=== Figure scripts ===
--------------------
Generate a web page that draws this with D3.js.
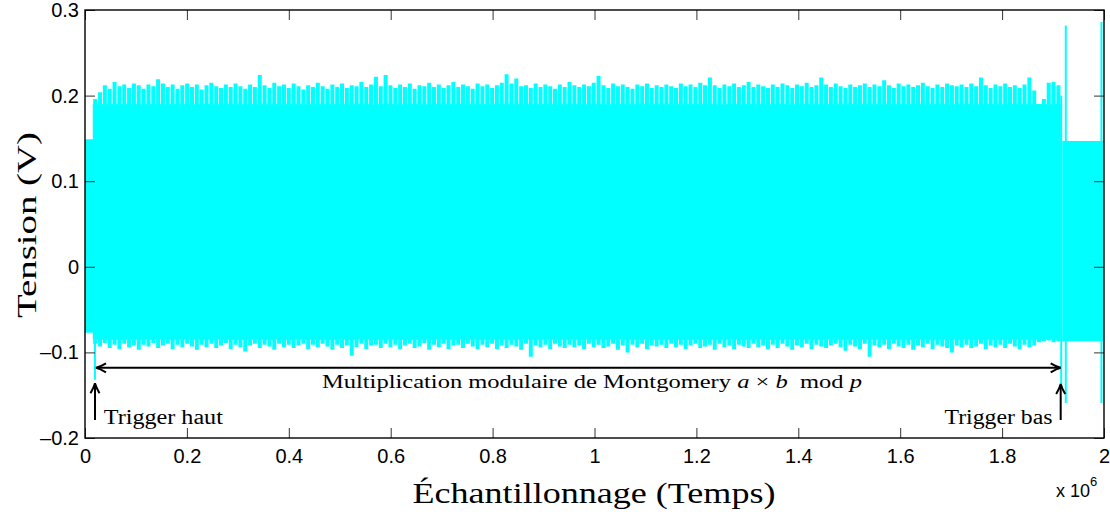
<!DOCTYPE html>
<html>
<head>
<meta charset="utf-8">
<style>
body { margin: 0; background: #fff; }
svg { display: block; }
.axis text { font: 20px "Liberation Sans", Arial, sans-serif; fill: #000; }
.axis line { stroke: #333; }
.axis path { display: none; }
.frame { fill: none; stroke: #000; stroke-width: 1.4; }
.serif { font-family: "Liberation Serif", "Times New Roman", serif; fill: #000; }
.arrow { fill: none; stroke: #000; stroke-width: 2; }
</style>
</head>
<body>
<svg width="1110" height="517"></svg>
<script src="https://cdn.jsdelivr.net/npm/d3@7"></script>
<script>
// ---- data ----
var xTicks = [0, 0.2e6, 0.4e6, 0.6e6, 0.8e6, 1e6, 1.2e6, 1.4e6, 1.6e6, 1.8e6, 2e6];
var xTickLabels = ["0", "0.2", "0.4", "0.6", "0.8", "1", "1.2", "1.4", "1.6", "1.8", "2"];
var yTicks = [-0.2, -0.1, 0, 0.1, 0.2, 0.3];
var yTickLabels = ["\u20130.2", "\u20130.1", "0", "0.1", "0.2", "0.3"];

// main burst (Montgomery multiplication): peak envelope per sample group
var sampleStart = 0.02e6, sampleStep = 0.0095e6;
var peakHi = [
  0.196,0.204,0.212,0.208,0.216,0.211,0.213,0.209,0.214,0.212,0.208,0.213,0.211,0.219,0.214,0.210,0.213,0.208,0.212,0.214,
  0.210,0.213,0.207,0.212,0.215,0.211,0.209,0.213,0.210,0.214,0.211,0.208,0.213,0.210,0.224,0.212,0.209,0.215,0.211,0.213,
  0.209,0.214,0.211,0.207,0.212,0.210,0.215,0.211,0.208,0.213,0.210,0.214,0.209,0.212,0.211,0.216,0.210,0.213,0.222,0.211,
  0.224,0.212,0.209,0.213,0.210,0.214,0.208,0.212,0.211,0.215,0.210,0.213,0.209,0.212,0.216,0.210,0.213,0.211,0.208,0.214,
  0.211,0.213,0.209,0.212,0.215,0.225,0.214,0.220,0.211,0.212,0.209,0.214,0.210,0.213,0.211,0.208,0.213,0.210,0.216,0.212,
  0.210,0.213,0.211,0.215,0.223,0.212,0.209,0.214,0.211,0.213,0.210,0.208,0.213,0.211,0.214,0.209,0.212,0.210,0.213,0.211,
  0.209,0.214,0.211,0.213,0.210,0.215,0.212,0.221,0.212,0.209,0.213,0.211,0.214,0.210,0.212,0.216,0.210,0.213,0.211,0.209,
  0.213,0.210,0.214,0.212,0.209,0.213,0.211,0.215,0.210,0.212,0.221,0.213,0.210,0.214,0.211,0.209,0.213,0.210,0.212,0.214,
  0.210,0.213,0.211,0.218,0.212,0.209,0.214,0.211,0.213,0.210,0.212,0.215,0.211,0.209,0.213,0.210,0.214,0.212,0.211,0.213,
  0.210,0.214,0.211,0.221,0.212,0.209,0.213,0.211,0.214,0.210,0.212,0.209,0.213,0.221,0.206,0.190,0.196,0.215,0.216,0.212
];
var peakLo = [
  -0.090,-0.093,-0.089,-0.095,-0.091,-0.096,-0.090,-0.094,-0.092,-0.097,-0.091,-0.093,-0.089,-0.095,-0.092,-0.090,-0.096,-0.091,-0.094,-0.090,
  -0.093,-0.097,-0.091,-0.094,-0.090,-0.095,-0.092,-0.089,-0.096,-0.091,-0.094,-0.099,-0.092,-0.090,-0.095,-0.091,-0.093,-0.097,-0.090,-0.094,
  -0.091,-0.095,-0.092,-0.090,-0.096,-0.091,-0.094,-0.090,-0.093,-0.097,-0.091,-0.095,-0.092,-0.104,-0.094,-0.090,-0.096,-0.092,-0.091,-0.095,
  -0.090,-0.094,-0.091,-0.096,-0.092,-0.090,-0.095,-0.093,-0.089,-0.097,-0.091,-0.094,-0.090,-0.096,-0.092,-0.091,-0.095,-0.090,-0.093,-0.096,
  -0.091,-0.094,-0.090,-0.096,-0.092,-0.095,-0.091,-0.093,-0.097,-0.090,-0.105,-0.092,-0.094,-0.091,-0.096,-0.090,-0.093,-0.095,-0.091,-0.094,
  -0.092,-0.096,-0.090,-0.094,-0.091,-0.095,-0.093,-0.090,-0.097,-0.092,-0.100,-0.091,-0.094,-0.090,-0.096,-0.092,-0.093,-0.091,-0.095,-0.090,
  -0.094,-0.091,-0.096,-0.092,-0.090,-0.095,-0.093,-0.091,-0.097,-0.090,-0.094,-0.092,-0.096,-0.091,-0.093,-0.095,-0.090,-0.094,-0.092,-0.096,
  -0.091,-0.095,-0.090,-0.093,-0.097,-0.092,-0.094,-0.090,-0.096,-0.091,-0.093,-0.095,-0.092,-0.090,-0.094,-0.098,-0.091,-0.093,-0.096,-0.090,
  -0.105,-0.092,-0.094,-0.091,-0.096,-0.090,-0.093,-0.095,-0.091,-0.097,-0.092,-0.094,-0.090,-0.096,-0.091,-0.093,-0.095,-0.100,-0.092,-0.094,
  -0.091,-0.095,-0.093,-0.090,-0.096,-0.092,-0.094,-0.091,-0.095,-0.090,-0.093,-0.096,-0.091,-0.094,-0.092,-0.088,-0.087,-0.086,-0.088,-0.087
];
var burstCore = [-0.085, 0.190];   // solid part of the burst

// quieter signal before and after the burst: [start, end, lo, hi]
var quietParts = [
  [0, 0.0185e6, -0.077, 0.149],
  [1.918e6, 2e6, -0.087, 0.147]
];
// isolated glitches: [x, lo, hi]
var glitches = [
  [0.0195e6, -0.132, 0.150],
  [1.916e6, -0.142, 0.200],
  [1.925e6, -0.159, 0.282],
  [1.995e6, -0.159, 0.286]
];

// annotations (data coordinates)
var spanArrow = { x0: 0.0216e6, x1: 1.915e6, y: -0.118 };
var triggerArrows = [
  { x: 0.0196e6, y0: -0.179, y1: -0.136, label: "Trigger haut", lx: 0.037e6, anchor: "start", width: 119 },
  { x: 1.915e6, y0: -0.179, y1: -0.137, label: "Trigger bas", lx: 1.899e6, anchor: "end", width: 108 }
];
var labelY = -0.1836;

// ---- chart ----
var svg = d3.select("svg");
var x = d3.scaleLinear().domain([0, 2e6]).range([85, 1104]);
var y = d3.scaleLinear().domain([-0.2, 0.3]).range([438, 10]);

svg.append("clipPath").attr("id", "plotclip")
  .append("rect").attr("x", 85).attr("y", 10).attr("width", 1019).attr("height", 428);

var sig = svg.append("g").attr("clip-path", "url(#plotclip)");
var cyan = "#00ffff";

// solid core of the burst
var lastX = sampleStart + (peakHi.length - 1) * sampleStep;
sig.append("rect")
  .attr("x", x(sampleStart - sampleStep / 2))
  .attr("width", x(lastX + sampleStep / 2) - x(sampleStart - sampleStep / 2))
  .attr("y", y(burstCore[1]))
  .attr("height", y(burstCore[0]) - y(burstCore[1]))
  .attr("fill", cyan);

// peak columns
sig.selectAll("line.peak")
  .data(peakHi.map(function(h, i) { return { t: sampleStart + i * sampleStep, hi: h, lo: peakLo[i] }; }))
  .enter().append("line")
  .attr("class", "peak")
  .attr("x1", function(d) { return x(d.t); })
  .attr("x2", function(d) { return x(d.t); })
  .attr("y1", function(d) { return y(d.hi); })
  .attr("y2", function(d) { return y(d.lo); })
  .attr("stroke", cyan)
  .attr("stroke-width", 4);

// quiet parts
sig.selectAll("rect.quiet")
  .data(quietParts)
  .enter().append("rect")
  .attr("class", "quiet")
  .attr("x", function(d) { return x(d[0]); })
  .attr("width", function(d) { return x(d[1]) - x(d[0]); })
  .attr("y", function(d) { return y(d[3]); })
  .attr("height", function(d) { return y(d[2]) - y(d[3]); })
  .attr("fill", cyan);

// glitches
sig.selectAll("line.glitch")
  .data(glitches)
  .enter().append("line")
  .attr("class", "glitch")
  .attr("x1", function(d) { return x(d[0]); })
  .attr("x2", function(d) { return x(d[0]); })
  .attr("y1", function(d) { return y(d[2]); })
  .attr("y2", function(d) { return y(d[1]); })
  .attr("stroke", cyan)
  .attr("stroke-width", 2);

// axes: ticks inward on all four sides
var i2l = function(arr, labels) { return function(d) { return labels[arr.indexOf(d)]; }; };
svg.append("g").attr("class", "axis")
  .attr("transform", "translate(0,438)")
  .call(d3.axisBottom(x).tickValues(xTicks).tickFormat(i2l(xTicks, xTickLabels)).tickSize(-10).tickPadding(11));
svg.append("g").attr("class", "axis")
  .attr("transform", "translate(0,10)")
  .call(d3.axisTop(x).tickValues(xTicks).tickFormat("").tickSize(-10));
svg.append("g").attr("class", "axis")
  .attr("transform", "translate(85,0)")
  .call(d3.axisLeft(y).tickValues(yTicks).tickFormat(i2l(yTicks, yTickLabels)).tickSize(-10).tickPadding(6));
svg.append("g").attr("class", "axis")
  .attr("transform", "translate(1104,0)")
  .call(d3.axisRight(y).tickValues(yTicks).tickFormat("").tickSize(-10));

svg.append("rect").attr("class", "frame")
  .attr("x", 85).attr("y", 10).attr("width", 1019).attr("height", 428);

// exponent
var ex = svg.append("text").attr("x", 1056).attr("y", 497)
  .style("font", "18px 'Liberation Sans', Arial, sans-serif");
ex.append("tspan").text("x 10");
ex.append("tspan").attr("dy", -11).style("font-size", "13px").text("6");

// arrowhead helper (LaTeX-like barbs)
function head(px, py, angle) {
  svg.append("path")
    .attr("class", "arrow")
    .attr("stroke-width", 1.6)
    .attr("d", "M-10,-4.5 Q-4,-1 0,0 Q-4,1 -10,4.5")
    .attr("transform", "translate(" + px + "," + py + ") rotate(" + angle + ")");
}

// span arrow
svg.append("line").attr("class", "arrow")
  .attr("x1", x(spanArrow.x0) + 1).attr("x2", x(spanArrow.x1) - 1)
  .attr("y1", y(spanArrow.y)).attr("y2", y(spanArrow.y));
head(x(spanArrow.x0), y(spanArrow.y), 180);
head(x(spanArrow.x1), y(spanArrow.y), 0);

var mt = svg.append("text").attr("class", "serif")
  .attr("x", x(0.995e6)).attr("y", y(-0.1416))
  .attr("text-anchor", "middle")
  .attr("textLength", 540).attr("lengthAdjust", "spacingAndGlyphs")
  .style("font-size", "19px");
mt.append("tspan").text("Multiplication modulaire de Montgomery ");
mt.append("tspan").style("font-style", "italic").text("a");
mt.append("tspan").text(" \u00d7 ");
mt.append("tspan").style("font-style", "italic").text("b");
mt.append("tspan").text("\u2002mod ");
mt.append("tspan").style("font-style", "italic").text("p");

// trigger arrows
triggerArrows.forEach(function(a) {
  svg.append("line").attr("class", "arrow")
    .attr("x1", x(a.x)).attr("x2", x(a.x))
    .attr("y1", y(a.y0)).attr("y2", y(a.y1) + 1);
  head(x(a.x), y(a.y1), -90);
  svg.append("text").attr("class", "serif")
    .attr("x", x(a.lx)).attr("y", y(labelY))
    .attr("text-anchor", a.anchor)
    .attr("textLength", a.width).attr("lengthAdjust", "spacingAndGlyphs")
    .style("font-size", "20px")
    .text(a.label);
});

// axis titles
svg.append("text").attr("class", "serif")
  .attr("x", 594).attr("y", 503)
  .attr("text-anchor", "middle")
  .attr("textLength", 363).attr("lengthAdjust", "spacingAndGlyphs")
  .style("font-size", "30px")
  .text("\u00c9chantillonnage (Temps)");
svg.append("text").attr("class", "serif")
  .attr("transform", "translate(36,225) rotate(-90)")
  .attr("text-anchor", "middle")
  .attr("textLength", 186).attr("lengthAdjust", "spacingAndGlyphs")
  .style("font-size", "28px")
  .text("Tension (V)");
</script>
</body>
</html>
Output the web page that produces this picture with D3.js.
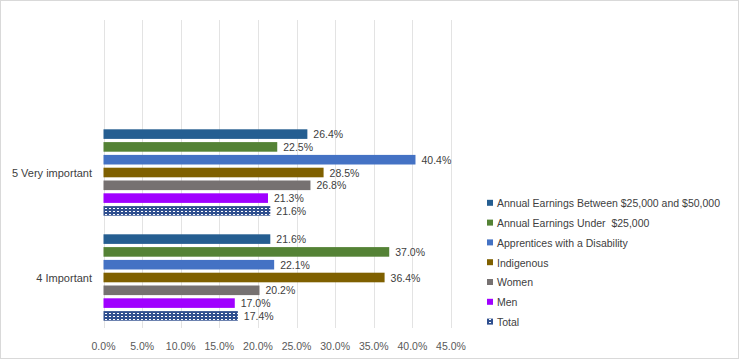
--------------------
=== PROBLEM TO SOLVE ===
Review the material and copy each line in which the word "that" appears.

=== FINISHED ANSWER ===
Generate a web page that draws this with D3.js.
Output the web page that produces this picture with D3.js.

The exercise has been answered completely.